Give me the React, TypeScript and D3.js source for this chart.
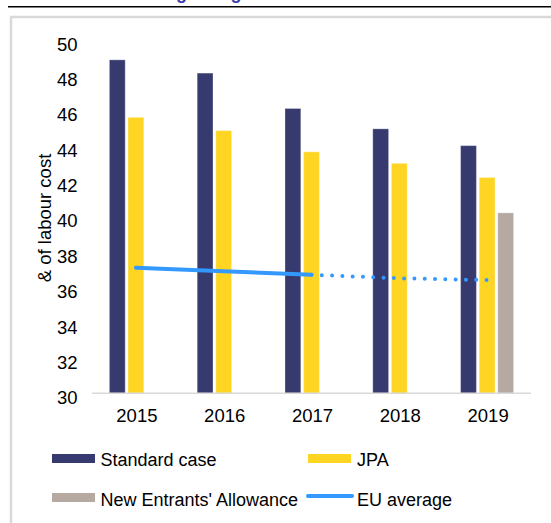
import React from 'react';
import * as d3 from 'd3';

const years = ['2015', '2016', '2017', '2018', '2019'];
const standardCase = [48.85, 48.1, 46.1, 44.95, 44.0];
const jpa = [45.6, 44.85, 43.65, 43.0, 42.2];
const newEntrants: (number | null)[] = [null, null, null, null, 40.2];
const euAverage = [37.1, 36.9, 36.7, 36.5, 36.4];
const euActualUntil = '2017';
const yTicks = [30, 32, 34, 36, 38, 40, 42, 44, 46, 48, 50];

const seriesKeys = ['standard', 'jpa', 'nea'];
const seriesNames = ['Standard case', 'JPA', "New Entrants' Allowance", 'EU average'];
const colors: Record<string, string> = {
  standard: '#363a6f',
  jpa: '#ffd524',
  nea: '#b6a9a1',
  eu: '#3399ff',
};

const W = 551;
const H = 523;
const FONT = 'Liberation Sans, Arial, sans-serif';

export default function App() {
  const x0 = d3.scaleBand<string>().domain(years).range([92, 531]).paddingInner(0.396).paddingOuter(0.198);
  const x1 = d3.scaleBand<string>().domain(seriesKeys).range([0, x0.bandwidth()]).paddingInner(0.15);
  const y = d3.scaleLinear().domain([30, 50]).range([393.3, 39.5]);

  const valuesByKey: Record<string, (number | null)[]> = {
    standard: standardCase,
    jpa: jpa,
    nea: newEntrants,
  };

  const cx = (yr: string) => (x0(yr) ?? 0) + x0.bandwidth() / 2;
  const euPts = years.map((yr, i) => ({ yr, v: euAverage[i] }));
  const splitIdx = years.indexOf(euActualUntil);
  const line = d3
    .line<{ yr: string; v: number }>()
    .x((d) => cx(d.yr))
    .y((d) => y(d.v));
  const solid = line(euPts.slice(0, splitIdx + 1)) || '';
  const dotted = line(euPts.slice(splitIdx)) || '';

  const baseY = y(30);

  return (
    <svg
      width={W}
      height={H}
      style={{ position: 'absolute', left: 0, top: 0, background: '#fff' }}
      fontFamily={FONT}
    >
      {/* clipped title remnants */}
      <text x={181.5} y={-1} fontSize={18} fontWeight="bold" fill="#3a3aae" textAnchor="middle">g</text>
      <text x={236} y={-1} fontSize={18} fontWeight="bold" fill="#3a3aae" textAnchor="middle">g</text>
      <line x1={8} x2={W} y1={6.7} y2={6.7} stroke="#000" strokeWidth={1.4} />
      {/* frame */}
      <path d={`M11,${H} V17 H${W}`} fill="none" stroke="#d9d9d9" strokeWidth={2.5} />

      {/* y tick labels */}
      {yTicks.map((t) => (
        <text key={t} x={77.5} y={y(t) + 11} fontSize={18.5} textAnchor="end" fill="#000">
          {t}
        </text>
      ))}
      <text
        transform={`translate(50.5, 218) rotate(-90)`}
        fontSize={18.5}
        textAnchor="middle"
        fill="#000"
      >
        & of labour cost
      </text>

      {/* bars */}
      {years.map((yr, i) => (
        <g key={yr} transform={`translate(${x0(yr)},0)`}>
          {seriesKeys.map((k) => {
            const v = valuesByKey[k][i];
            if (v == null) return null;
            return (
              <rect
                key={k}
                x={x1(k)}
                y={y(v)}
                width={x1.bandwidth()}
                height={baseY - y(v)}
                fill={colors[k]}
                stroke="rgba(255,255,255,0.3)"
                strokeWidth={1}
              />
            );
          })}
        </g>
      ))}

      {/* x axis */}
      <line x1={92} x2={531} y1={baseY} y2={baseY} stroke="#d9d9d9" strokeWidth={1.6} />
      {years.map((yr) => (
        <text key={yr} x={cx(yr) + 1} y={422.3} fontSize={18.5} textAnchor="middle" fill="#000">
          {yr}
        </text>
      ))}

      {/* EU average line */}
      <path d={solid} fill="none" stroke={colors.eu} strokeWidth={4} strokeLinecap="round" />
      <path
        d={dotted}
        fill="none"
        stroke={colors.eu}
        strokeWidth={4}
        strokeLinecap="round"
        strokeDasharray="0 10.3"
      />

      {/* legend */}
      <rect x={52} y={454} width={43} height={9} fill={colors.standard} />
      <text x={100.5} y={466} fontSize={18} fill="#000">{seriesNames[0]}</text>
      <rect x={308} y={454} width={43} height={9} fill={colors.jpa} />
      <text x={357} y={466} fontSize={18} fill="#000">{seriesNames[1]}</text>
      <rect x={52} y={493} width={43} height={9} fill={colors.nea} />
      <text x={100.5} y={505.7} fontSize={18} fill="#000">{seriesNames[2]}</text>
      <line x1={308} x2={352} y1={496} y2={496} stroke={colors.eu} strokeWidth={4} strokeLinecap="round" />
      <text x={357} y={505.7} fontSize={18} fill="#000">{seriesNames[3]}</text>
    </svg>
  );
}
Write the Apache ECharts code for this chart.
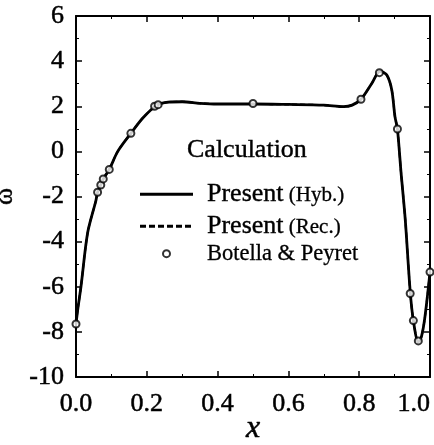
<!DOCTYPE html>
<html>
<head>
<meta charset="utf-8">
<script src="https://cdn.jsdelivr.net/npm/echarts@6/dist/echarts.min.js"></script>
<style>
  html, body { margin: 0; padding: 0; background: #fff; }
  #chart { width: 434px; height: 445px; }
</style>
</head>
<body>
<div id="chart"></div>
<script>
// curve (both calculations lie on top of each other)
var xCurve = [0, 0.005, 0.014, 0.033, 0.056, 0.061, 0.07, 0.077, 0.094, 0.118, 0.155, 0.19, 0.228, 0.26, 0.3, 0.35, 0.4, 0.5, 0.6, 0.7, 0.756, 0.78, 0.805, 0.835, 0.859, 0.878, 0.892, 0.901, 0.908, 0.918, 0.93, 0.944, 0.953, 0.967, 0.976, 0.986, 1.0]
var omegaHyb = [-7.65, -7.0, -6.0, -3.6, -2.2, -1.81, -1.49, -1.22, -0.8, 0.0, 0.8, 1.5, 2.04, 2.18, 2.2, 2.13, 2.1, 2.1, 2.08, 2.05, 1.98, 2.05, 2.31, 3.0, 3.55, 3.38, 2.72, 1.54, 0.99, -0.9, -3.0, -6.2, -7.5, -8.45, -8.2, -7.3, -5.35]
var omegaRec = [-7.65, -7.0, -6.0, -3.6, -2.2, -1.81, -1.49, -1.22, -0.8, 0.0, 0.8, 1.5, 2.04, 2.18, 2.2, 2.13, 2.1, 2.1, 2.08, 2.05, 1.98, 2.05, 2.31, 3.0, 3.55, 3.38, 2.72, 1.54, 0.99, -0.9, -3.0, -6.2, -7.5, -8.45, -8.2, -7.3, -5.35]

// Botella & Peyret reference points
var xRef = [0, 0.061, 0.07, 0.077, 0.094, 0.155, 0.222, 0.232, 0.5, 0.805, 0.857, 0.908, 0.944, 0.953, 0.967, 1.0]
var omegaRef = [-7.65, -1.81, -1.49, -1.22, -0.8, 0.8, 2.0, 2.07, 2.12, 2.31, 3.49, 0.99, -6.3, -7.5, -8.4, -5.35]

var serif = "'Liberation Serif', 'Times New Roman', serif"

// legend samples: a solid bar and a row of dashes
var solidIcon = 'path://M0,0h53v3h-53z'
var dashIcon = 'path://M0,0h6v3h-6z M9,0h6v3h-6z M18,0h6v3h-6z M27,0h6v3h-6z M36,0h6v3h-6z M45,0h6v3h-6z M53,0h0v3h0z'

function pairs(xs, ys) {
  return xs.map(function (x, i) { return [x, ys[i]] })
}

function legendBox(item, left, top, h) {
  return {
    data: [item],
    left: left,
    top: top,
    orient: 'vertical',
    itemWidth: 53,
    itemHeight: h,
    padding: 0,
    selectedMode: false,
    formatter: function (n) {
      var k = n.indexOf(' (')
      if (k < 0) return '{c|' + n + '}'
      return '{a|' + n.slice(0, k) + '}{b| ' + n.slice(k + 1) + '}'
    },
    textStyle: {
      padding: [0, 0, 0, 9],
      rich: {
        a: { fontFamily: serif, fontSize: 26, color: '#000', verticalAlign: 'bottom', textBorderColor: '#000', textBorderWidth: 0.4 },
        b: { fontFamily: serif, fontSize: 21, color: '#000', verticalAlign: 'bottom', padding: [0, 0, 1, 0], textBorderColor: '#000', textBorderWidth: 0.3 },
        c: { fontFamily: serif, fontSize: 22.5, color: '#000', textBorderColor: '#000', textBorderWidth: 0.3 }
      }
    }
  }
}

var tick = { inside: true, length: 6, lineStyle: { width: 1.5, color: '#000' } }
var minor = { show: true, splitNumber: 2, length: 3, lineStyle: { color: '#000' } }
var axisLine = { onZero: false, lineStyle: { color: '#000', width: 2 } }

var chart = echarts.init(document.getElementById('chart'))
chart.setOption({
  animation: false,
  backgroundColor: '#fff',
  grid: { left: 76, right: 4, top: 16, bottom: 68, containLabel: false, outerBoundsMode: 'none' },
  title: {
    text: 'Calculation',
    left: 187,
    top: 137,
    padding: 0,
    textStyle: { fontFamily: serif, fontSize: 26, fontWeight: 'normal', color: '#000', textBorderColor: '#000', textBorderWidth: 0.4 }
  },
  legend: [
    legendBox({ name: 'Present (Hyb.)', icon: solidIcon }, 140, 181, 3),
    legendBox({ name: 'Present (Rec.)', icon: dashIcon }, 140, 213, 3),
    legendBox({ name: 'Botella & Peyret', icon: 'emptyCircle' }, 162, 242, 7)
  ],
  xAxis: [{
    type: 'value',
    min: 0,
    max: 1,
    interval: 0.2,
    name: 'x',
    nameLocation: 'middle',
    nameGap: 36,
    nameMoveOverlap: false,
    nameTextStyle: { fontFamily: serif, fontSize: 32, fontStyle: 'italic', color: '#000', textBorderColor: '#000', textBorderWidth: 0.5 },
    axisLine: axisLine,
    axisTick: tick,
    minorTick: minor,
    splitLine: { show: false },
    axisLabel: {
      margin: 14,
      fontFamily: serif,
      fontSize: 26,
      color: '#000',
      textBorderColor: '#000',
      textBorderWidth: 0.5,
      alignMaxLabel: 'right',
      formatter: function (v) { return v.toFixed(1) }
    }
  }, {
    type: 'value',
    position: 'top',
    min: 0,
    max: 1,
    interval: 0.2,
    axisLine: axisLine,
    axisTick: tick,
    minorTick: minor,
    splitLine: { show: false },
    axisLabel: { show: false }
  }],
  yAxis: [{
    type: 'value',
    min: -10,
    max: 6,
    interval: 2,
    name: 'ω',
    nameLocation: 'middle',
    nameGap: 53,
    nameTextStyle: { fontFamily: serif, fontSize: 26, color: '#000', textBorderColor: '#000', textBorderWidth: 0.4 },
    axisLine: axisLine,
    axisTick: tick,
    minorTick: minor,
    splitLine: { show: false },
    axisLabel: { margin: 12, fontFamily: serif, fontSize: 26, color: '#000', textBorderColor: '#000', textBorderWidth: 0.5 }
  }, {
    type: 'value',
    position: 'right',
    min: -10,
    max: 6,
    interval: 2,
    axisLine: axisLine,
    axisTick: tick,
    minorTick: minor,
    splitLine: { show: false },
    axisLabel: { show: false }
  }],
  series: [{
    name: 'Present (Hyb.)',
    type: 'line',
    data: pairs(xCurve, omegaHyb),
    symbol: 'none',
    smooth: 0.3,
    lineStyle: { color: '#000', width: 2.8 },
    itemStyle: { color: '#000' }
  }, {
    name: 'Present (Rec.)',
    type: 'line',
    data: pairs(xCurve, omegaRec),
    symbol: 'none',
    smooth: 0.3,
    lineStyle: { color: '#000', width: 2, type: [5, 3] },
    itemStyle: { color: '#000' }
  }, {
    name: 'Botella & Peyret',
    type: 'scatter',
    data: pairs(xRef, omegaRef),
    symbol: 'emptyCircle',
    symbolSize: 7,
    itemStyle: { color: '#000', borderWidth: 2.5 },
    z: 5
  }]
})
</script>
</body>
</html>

◆ What is required ◆
Copy exactly the lines from the first line of the records above through the line with "46, 48, 50];", both included, and nothing else. Pictures stay out.

◆ Output for this task ◆
Give me the React, TypeScript and D3.js source for this chart.
import React from 'react';
import * as d3 from 'd3';

const years = ['2015', '2016', '2017', '2018', '2019'];
const standardCase = [48.85, 48.1, 46.1, 44.95, 44.0];
const jpa = [45.6, 44.85, 43.65, 43.0, 42.2];
const newEntrants: (number | null)[] = [null, null, null, null, 40.2];
const euAverage = [37.1, 36.9, 36.7, 36.5, 36.4];
const euActualUntil = '2017';
const yTicks = [30, 32, 34, 36, 38, 40, 42, 44, 46, 48, 50];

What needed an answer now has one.